Diese Tatsache begrenzt natürlich die Möglichkeiten unserer kleinen Organisation, direkt in der Sache einzugreifen. Sie hindert uns aber weder daran, für einen notwendigen, von allen Arbeitern geführten Kampf einzutreten, noch daran, von unserem Agitationspotential Gebrauch zu machen, damit die Aktions- oder Streiktage die Arbeiter ermutigen, statt ihnen einen zusätzlichen Grund zu geben, den Mut zu verlieren. Wir werden keinerlei Einfluss auf eine derartige Mobilisierung haben. Aber wenn wir die Arbeiter um uns herum auf diesem Gebiet überzeugen, werden wir unseren politischen Einfluss verstärken.

Und wir werden uns wie letztes Jahr an der Mobilisierung von Arbeitern beteiligen müssen, die wie die Menschen ohne gültige Aufenthaltsgenehmigung mit dem Rücken zur Wand stehen.

Im kommenden Jahr wird zum ersten Mal seit langem keine Wahl stattfinden.

Die nächsten Termine sind 2004 mit den EU- und Regionalwahlen, zwei Wahlen, bei denen es uns in der Vergangenheit gelungen ist, Abgeordnete zu haben.
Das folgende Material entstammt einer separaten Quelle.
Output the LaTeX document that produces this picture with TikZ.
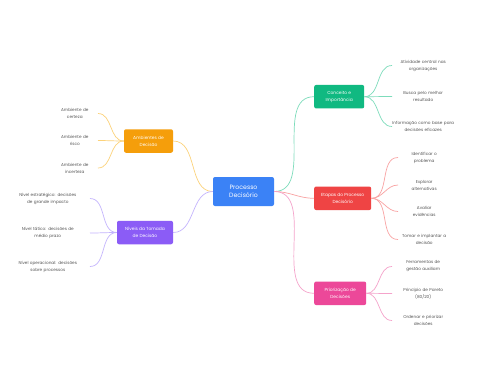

Wenn wir uns allerdings an diesen Wahlen beteiligen, was vielleicht Ende 2003 einen Vorwahlkampf notwendig machen wird, wissen wir noch nichts über die gesetzlichen Grundlagen dieser Wahl. Man kann dazu nur sagen, dass es, sollte es Veränderungen geben, bestimmt nicht zu einem gerechteren Wahlverhältnis kommen wird, da das eigentliche Ziel gerade darin besteht, die sogenannten kleinen Parteien im Namen der "Funktion der Demokratie" auszugrenzen!

Im kommenden Jahr werden keine Wahlen stattfinden. Wir müssen aber das aufnehmen, was uns die vergangenen Wahlen gebracht haben. Die Folge von Kommunal-, Präsidentschafts- und Parlamentswahlen hat es uns ermöglicht, unseren Kreis ein wenig zu vergrößern, einen Kreis, der sich mit unseren Ideen identifiziert und mit uns die Schläge und Gegenschläge der Wahlkämpfe, ihre Hoffnungen, Enttäuschungen und Schwierigkeiten, wie etwa während der Maskerade der Wahl für Chirac, bei der wir gegen den Strom geschwommen sind, miterlebt hat.

Diejenigen, die bei uns geblieben sind, oft in Städten, wo wir bis zu diesem Zeitpunkt keine Existenz hatten, bilden eine Grundlage, um uns weiterzuentwickeln. Diese Leute zu überzeugen, sie an unsere Organisation zu binden und ihnen die kommunistischen Ideen, die wir bewahren, zu vermitteln: Dies sind wichtige Aufgaben und mit unseren üblichen Aufgaben sind sie für das nächste Jahr das Entwicklungsziel unserer Organisation.